═════ Data excerpt ═════

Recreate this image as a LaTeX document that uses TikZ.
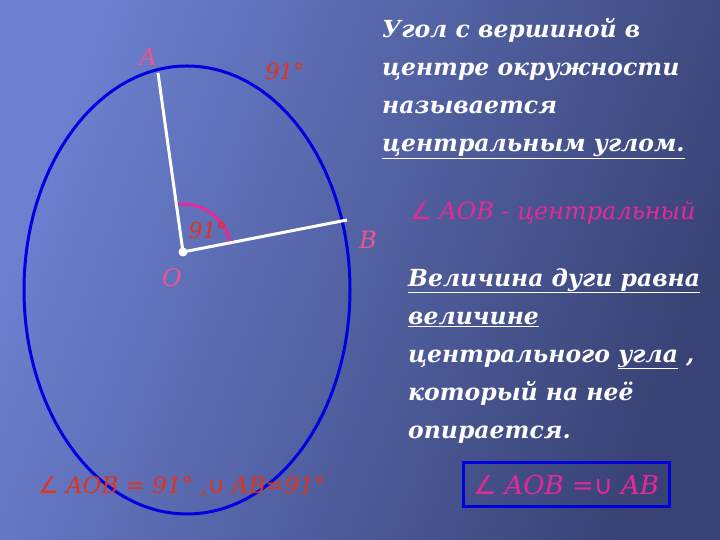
\documentclass[tikz,border=0pt]{standalone}
\usepackage{fontspec}
\setmainfont{DejaVu Serif}
\newfontfamily\symfont{DejaVu Sans}
\usetikzlibrary{positioning,calc}
\definecolor{bgdark}{RGB}{56,66,116}
\definecolor{bglight}{RGB}{108,128,208}
\definecolor{ringblue}{RGB}{0,0,225}
\definecolor{lblpink}{RGB}{238,85,140}
\definecolor{arcpink}{RGB}{232,40,150}
\definecolor{degred}{RGB}{228,50,25}
\newcommand{\angsym}{{\symfont ∠}}
\newcommand{\arcsym}{{\symfont ∪}}
\tikzset{
  ptlabel/.style={text=lblpink, inner sep=0pt, font=\fontsize{24}{24}\selectfont\itshape},
  deglabel/.style={text=degred, inner sep=0pt, font=\fontsize{22}{22}\selectfont\itshape},
  ruletext/.style={text=white, inner sep=0pt, anchor=north west, align=left,
    font=\fontsize{23.5}{38}\selectfont\bfseries\itshape},
  formula/.style={text=arcpink, inner sep=0pt, font=\fontsize{24}{24}\selectfont\itshape}
}
\begin{document}
\begin{tikzpicture}[x=1pt,y=1pt]
  % background
  \shade[left color=bglight, right color=bgdark, shading angle=70] (0,0) rectangle (720,540);
  \useasboundingbox (0,0) rectangle (720,540);

  % circle and radii
  \draw[ringblue, line width=3pt] (187,250) ellipse (163 and 224);
  \coordinate (O) at (183,288);
  \coordinate (A) at (158,467);
  \coordinate (B) at (347,320);
  \draw[arcpink, line width=3pt] ($(O)+(98:48)$) arc (98:11:48);
  \draw[white, line width=3pt] (A) -- (O) -- (B);
  \fill[white] (O) circle (4.5);

  \node[ptlabel] (labA) at (148,483) {A};
  \node[ptlabel] (labO) at (172,262) {O};
  \node[ptlabel] (labB) at (368,300) {B};
  \node[deglabel] (angdeg) at (208,310) {91°};
  \node[deglabel] (arcdeg) at (285,469) {91°};

  % right hand text
  \node[ruletext] (def) at (382,522) {Угол с вершиной в\\центре окружности\\называется\\\underline{центральным углом.}};
  \node[formula, anchor=west] (central) at (410,327) {\angsym\ AOB - центральный};
  \node[ruletext] (rule) at (408,272) {\underline{Величина дуги равна}\\\underline{величине}\\центрального \underline{угла} ,\\который на неё\\опирается.};

  % formulas at the bottom
  \node[deglabel, anchor=west, font=\fontsize{23}{23}\selectfont\itshape] (example) at (38,53) {\angsym\ AOB = 91° ,\arcsym\ AB=91°};
  \node[draw=ringblue, line width=3pt, minimum width=206pt, minimum height=44pt] (box) at (566,55) {};
  \node[formula, font=\fontsize{26}{26}\selectfont\itshape] (equal) at (box) {\angsym\ AOB =\arcsym\ AB};
\end{tikzpicture}
\end{document}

═════

• _What to work on_:
Return all of the data exactly as written, and drop the pictures.

• _Response for this exercise_:
Recreate this image as a LaTeX document that uses TikZ.
\documentclass[tikz,border=0pt]{standalone}
\usepackage{fontspec}
\setmainfont{DejaVu Serif}
\newfontfamily\symfont{DejaVu Sans}
\usetikzlibrary{positioning,calc}
\definecolor{bgdark}{RGB}{56,66,116}
\definecolor{bglight}{RGB}{108,128,208}
\definecolor{ringblue}{RGB}{0,0,225}
\definecolor{lblpink}{RGB}{238,85,140}
\definecolor{arcpink}{RGB}{232,40,150}
\definecolor{degred}{RGB}{228,50,25}
\newcommand{\angsym}{{\symfont ∠}}
\newcommand{\arcsym}{{\symfont ∪}}
\tikzset{
  ptlabel/.style={text=lblpink, inner sep=0pt, font=\fontsize{24}{24}\selectfont\itshape},
  deglabel/.style={text=degred, inner sep=0pt, font=\fontsize{22}{22}\selectfont\itshape},
  ruletext/.style={text=white, inner sep=0pt, anchor=north west, align=left,
    font=\fontsize{23.5}{38}\selectfont\bfseries\itshape},
  formula/.style={text=arcpink, inner sep=0pt, font=\fontsize{24}{24}\selectfont\itshape}
}
\begin{document}
\begin{tikzpicture}[x=1pt,y=1pt]
  % background
  \shade[left color=bglight, right color=bgdark, shading angle=70] (0,0) rectangle (720,540);
  \useasboundingbox (0,0) rectangle (720,540);

  % circle and radii
  \draw[ringblue, line width=3pt] (187,250) ellipse (163 and 224);
  \coordinate (O) at (183,288);
  \coordinate (A) at (158,467);
  \coordinate (B) at (347,320);
  \draw[arcpink, line width=3pt] ($(O)+(98:48)$) arc (98:11:48);
  \draw[white, line width=3pt] (A) -- (O) -- (B);
  \fill[white] (O) circle (4.5);

  \node[ptlabel] (labA) at (148,483) {A};
  \node[ptlabel] (labO) at (172,262) {O};
  \node[ptlabel] (labB) at (368,300) {B};
  \node[deglabel] (angdeg) at (208,310) {91°};
  \node[deglabel] (arcdeg) at (285,469) {91°};

  % right hand text
  \node[ruletext] (def) at (382,522) {Угол с вершиной в\\центре окружности\\называется\\\underline{центральным углом.}};
  \node[formula, anchor=west] (central) at (410,327) {\angsym\ AOB - центральный};
  \node[ruletext] (rule) at (408,272) {\underline{Величина дуги равна}\\\underline{величине}\\центрального \underline{угла} ,\\который на неё\\опирается.};

  % formulas at the bottom
  \node[deglabel, anchor=west, font=\fontsize{23}{23}\selectfont\itshape] (example) at (38,53) {\angsym\ AOB = 91° ,\arcsym\ AB=91°};
  \node[draw=ringblue, line width=3pt, minimum width=206pt, minimum height=44pt] (box) at (566,55) {};
  \node[formula, font=\fontsize{26}{26}\selectfont\itshape] (equal) at (box) {\angsym\ AOB =\arcsym\ AB};
\end{tikzpicture}
\end{document}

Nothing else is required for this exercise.